━━━ Data listing

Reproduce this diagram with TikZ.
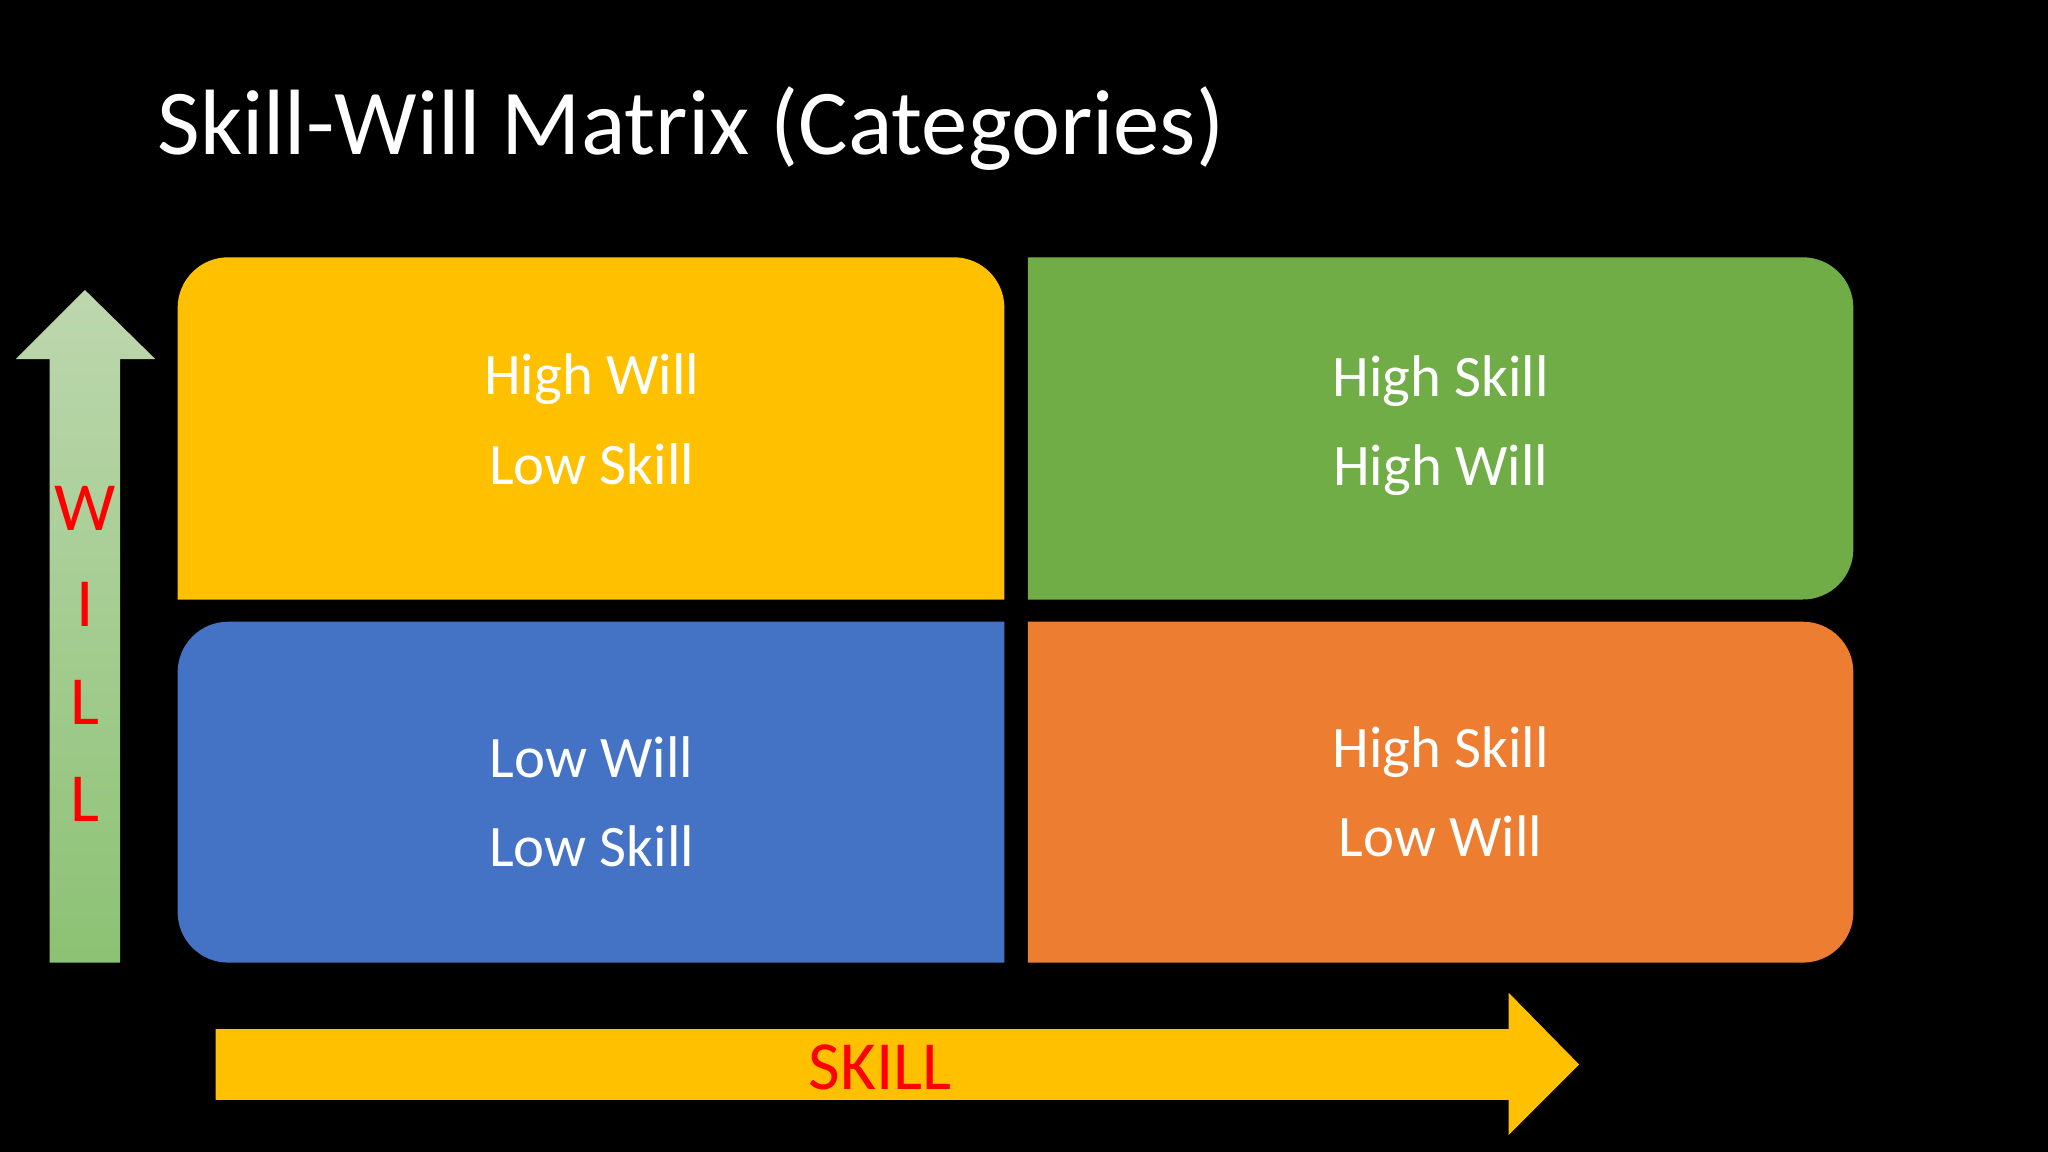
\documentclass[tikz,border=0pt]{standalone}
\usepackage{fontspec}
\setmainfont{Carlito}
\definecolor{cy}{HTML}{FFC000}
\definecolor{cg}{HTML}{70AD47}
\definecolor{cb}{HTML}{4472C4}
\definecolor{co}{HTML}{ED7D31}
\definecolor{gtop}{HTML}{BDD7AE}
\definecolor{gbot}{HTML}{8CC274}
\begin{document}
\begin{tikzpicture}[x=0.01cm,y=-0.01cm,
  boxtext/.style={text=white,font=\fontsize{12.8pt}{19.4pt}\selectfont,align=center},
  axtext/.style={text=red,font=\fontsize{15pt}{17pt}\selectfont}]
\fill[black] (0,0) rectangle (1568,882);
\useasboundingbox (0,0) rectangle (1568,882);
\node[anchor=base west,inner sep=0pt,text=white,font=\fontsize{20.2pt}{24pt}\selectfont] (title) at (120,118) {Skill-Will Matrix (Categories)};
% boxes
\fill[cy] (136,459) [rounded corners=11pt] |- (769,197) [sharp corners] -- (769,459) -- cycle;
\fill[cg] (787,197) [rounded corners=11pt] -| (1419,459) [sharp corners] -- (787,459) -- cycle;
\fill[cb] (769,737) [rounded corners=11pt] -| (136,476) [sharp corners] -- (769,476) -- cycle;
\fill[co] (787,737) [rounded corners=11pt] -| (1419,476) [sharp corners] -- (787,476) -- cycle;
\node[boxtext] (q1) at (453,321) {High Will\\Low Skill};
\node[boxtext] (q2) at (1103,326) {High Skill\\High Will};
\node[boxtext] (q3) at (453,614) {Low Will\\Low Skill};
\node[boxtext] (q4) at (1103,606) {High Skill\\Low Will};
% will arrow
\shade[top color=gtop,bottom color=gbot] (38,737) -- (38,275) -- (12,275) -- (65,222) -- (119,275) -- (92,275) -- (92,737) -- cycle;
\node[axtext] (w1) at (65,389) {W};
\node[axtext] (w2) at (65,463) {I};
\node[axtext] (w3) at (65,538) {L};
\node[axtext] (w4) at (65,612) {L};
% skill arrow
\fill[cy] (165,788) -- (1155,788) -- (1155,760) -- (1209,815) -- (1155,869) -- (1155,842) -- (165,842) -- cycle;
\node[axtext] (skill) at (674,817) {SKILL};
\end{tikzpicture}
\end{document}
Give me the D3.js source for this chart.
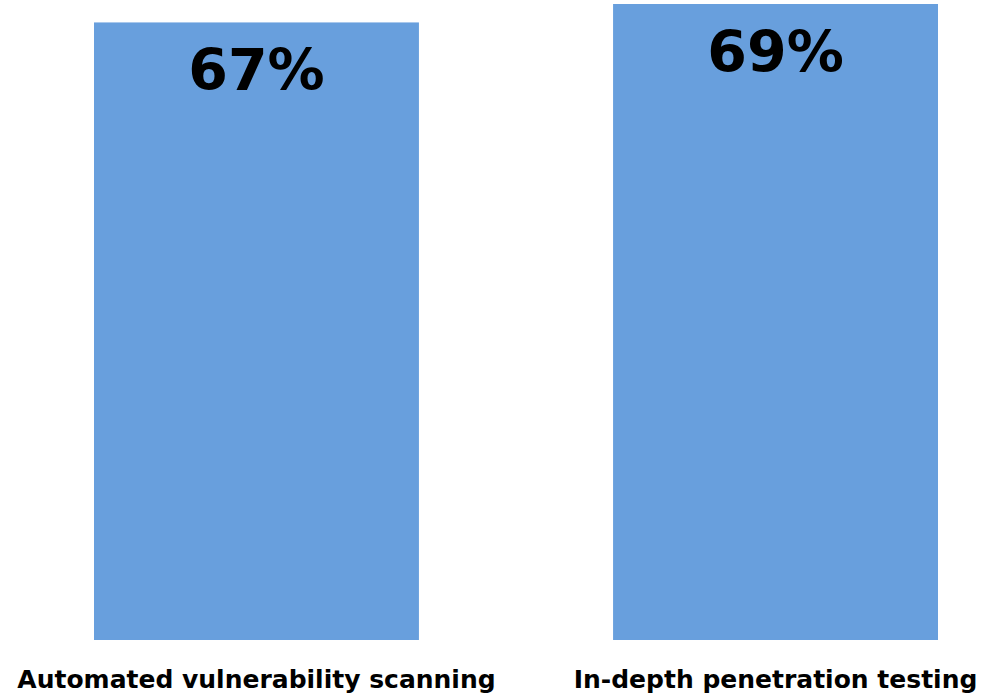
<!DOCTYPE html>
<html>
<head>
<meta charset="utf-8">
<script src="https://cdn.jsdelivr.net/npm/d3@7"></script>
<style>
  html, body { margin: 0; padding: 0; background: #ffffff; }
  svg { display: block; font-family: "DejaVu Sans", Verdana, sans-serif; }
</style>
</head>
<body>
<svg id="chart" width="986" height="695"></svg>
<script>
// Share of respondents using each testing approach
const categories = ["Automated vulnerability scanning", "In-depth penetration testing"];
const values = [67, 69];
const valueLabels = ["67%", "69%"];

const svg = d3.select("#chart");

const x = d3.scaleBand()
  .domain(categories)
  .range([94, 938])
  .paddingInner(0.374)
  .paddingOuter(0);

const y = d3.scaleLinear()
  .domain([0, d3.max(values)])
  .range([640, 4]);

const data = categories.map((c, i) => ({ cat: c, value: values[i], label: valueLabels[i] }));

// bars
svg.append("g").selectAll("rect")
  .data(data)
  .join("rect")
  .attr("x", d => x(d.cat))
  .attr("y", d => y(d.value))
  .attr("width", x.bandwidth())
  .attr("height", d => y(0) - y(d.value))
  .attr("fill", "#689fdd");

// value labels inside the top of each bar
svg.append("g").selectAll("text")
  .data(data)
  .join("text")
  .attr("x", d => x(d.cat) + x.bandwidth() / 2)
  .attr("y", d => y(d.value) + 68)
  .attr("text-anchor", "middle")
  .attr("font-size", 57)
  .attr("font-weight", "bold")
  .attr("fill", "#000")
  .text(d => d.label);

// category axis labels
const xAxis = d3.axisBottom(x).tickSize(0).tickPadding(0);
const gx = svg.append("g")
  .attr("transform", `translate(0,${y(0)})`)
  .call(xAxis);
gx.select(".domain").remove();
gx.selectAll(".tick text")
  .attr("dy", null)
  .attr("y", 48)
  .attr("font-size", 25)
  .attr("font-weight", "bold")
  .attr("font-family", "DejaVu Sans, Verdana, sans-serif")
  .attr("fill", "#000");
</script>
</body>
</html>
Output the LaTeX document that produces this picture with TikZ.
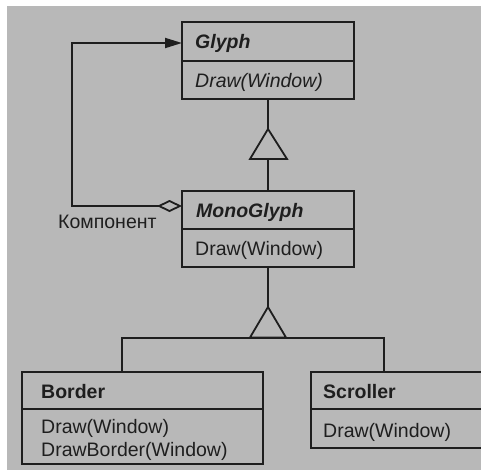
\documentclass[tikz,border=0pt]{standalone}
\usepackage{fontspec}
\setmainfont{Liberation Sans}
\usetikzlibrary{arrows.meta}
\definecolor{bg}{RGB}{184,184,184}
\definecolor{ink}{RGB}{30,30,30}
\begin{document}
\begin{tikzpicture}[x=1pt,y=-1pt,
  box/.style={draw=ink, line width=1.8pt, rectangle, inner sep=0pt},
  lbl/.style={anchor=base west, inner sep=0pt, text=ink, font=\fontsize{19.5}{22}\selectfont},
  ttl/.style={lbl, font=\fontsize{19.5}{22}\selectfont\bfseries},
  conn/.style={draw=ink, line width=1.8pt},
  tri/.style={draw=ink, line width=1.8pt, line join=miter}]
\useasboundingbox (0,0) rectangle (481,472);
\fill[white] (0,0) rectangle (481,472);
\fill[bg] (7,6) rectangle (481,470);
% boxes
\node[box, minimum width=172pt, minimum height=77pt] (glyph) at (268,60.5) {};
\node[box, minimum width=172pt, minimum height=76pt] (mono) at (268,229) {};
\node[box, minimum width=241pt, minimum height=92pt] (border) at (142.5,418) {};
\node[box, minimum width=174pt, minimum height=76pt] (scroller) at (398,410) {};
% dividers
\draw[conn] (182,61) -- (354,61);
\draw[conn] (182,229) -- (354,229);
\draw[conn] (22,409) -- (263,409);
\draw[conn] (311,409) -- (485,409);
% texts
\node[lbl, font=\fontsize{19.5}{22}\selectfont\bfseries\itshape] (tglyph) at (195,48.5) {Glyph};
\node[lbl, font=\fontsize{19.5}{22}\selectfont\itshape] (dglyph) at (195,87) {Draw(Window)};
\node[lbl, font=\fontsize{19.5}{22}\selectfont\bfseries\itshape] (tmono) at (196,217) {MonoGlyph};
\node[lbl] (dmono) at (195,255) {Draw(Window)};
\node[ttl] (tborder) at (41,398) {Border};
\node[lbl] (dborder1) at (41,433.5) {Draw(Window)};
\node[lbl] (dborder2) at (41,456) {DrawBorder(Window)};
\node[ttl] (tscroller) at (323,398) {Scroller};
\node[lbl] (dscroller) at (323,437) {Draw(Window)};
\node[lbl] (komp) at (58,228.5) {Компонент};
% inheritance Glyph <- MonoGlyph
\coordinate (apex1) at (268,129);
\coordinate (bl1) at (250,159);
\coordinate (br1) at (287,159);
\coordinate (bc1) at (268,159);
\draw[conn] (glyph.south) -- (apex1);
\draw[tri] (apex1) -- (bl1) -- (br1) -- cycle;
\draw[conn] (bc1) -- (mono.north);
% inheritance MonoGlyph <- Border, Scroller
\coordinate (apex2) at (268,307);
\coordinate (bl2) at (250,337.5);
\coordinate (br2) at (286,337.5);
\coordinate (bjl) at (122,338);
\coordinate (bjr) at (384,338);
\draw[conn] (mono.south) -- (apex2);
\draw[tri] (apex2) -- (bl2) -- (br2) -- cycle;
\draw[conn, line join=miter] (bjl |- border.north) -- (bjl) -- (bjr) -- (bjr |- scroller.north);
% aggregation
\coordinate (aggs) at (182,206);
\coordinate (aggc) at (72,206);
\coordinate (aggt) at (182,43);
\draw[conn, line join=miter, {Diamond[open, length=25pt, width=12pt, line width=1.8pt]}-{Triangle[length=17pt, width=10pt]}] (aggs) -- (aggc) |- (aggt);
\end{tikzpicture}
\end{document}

━━━━━━

■ **To do**:
Copy each line of the listing that contains the string "this".

■ **Task result**:
Reproduce this diagram with TikZ.
Give me the D3.js source for this chart.
Output the LaTeX document that produces this picture with TikZ.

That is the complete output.